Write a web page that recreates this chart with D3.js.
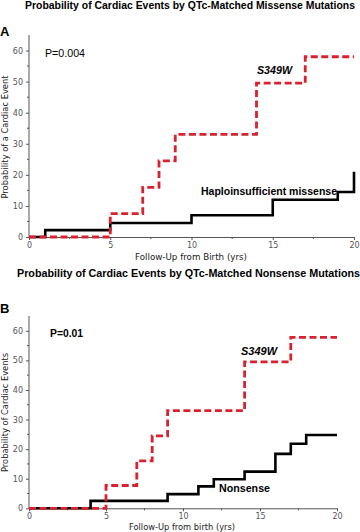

━━━

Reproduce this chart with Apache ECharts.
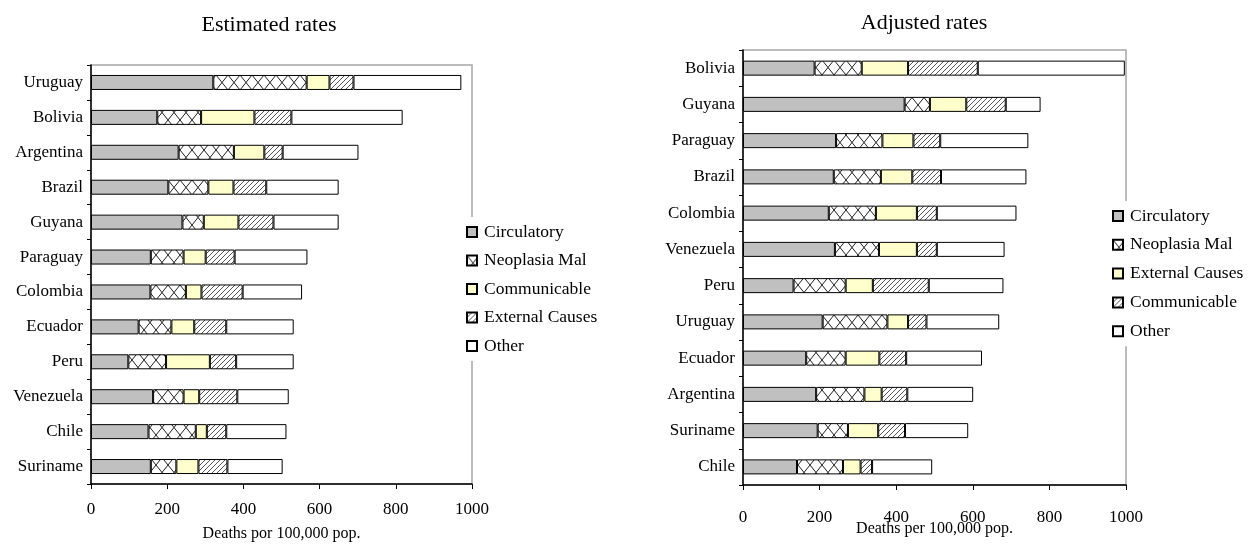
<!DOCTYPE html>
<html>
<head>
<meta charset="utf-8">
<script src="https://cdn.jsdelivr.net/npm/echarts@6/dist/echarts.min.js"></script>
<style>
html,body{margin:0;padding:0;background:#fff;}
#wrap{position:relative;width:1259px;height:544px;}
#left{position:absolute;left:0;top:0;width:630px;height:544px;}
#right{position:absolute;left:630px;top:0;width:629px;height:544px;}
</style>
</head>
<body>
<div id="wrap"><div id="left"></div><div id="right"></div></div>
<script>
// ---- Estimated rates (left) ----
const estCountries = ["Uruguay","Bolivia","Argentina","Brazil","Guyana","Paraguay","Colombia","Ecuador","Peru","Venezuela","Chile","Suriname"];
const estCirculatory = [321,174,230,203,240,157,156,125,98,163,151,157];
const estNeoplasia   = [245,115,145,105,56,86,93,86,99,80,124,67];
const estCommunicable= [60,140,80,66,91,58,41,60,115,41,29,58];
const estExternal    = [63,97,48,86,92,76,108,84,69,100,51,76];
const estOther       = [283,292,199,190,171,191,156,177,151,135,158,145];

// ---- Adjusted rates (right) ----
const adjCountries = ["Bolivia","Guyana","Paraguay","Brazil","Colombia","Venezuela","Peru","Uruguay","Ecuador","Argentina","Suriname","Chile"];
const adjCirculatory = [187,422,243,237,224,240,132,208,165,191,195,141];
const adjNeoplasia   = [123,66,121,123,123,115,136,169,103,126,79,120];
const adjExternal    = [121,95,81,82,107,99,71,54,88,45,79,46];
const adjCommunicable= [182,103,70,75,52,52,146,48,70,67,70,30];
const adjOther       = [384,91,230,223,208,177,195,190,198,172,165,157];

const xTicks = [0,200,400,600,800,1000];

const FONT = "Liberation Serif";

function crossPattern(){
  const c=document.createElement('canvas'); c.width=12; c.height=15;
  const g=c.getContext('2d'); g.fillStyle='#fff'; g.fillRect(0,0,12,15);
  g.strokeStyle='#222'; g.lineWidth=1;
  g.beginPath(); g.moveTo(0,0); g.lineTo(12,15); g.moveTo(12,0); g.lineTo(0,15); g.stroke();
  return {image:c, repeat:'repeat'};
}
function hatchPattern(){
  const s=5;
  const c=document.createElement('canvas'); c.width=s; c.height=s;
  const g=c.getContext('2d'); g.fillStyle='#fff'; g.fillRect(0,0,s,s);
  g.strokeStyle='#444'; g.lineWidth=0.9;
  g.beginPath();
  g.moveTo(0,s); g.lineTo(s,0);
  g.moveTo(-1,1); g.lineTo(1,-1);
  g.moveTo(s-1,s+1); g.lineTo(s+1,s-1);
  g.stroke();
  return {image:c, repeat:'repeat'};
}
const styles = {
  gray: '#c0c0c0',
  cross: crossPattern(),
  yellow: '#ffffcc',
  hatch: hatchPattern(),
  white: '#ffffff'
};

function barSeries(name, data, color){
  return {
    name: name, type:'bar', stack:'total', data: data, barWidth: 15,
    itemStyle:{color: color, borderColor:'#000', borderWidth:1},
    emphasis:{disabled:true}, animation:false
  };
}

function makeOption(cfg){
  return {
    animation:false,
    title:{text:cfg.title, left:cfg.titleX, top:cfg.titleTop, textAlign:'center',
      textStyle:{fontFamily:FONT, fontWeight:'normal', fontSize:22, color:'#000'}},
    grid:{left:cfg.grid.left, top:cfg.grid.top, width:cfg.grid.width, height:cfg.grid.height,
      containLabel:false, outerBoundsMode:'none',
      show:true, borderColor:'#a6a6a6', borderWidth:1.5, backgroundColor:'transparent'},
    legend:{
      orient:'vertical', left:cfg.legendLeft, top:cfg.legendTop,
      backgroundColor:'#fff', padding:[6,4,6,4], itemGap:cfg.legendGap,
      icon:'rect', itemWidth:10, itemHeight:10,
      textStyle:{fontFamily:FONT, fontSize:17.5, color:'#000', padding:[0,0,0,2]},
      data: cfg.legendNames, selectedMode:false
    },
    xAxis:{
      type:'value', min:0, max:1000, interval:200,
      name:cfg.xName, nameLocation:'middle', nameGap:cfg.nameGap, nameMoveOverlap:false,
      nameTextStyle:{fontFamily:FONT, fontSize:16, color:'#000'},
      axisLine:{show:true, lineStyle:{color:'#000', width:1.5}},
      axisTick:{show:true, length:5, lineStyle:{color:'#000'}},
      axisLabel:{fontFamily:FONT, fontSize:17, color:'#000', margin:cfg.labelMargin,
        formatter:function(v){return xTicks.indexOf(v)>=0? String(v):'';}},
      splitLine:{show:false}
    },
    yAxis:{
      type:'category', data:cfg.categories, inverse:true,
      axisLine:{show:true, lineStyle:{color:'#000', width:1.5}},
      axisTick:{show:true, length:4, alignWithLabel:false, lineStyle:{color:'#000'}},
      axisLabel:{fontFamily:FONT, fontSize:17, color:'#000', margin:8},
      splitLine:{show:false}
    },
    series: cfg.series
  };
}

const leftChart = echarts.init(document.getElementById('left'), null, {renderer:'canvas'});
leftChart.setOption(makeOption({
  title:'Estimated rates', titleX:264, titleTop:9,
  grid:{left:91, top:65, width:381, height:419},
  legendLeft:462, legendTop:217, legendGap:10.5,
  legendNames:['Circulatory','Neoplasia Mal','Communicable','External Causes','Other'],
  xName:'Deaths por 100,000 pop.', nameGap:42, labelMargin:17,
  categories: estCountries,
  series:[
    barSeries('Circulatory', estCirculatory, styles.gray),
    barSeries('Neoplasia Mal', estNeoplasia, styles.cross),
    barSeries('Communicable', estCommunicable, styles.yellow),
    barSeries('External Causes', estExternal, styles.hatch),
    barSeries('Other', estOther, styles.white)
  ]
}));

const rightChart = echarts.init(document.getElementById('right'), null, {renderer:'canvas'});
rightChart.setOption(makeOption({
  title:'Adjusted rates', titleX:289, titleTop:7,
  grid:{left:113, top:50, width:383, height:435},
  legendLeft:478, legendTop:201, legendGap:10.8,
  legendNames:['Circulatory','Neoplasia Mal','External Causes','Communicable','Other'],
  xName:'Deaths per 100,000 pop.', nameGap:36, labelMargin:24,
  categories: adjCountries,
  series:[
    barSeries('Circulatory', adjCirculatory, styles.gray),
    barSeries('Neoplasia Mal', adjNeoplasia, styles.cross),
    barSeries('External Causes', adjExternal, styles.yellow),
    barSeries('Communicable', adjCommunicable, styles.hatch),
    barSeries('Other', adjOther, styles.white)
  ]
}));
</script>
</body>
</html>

━━━

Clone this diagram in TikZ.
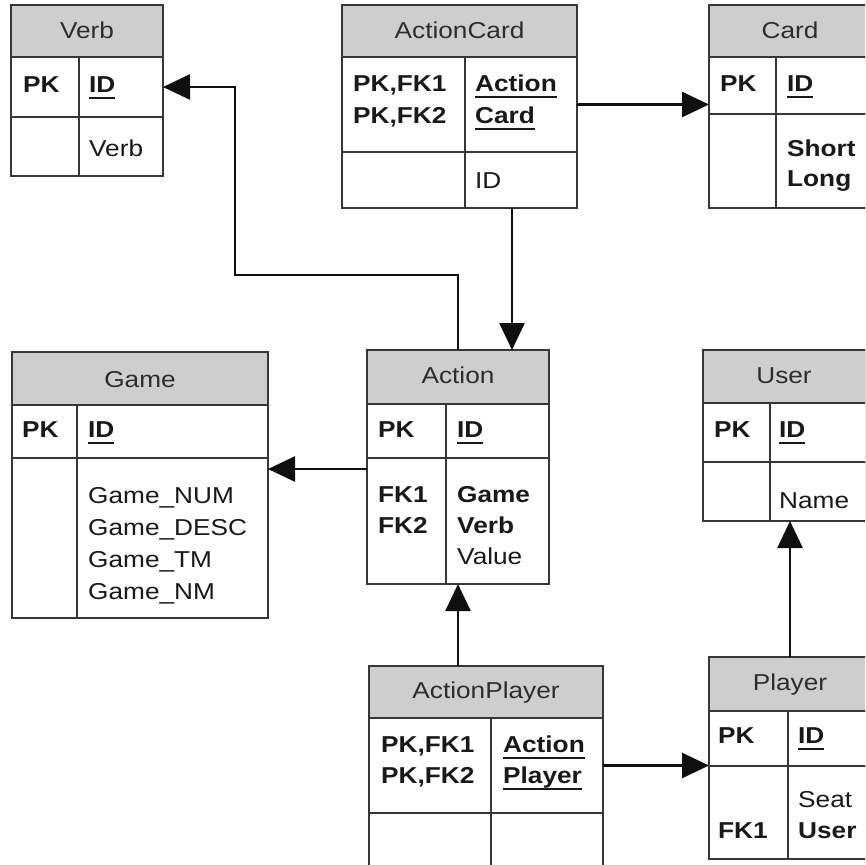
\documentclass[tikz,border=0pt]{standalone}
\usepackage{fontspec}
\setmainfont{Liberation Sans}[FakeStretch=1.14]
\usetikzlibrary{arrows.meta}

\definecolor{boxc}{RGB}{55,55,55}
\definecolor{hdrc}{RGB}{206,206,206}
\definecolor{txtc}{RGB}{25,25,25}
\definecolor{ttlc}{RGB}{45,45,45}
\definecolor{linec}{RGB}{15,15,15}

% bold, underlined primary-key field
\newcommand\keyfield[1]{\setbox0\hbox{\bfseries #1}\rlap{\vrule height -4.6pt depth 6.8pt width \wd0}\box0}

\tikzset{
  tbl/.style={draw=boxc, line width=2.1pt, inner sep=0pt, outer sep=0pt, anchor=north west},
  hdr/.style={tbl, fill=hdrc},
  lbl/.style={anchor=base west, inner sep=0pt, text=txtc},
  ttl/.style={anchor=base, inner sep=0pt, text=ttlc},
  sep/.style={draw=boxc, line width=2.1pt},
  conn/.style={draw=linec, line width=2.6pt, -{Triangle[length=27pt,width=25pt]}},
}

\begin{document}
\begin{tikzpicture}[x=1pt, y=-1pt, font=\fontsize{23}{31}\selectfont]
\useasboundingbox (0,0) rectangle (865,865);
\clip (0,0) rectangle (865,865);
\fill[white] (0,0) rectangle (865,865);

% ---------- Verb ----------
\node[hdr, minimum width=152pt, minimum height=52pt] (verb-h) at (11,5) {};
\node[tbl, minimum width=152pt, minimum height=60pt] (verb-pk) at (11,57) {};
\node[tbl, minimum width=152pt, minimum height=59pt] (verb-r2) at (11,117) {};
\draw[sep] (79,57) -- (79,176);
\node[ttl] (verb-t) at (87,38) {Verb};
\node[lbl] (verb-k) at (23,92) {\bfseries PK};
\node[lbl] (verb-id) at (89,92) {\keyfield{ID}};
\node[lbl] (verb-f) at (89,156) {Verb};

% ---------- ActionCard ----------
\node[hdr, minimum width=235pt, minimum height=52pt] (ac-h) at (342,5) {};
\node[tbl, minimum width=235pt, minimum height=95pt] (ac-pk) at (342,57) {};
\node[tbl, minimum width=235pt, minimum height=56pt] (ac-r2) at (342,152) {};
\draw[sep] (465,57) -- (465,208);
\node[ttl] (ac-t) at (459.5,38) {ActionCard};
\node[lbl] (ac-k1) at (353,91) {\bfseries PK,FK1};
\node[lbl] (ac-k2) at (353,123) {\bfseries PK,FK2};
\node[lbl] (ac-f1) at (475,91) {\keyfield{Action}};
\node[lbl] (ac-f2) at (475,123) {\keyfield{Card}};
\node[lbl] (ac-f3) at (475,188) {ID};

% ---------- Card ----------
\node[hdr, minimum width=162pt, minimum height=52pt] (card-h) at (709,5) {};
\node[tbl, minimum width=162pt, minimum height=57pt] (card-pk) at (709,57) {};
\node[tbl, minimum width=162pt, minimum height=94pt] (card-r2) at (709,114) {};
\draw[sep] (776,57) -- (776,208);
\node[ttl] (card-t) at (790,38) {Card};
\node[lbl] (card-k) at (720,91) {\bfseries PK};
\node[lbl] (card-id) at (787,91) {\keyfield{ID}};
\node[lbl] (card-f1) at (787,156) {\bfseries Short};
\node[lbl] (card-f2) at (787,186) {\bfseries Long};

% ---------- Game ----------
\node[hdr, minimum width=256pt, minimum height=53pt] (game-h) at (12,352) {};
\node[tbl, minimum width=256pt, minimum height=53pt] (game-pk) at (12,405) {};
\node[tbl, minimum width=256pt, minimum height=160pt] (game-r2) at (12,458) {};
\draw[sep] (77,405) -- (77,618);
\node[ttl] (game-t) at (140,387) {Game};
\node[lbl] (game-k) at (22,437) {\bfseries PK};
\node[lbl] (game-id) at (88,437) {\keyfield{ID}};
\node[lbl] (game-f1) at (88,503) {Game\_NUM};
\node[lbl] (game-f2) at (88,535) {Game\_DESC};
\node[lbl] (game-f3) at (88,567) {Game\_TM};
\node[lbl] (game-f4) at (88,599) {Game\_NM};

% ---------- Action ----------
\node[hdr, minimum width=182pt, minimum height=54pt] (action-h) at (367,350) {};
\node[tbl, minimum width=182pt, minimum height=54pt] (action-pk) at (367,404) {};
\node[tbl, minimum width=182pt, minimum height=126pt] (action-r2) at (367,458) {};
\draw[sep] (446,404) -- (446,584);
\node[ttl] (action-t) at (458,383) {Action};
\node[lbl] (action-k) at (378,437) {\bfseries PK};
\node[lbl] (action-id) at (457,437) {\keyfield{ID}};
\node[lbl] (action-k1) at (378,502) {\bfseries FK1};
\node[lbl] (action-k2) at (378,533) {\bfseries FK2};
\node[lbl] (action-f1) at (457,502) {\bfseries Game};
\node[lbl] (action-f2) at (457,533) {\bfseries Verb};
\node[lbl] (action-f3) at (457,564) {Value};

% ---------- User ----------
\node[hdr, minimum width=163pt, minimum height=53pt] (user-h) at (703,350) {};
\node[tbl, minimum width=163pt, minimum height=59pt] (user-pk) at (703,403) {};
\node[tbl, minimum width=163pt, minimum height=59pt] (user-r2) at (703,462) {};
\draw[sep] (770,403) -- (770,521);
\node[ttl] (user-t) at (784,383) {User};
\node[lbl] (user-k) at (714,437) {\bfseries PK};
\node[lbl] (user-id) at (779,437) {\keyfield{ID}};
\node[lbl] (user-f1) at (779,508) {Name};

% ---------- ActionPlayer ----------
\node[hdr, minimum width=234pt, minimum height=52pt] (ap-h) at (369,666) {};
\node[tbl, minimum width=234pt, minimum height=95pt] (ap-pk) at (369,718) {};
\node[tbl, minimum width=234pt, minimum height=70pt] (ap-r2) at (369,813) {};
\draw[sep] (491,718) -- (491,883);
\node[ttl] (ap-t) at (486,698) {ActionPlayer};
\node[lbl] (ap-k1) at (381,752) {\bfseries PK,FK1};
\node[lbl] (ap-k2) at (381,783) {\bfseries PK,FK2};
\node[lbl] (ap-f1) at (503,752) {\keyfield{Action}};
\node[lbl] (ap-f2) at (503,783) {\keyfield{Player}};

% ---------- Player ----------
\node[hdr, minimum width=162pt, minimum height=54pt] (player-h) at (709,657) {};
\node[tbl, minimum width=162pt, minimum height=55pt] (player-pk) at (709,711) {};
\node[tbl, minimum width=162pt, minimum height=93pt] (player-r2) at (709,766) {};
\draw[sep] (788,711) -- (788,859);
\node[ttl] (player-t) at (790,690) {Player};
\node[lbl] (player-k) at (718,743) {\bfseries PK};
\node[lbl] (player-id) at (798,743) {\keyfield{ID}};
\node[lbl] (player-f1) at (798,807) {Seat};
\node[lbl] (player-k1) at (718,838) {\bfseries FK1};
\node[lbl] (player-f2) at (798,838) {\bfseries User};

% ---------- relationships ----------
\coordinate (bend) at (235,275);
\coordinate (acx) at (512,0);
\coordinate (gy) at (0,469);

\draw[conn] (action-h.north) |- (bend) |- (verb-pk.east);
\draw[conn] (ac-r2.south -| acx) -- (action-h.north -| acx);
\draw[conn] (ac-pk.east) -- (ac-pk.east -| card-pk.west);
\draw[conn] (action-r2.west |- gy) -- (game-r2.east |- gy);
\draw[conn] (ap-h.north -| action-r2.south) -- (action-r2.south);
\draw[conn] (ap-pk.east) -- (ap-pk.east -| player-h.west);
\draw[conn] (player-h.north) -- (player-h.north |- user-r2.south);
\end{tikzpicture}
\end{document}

━━━

TASK BRIEF: Above are records with pictures. Reproduce exactly only the lines from the line with "Clone this diagram in TikZ." through the line with "height -4.6pt depth", both ends included, and leave the pictures out.

ANSWER TO THIS EXERCISE:
Clone this diagram in TikZ.
\documentclass[tikz,border=0pt]{standalone}
\usepackage{fontspec}
\setmainfont{Liberation Sans}[FakeStretch=1.14]
\usetikzlibrary{arrows.meta}

\definecolor{boxc}{RGB}{55,55,55}
\definecolor{hdrc}{RGB}{206,206,206}
\definecolor{txtc}{RGB}{25,25,25}
\definecolor{ttlc}{RGB}{45,45,45}
\definecolor{linec}{RGB}{15,15,15}

% bold, underlined primary-key field
\newcommand\keyfield[1]{\setbox0\hbox{\bfseries #1}\rlap{\vrule height -4.6pt depth 6.8pt width \wd0}\box0}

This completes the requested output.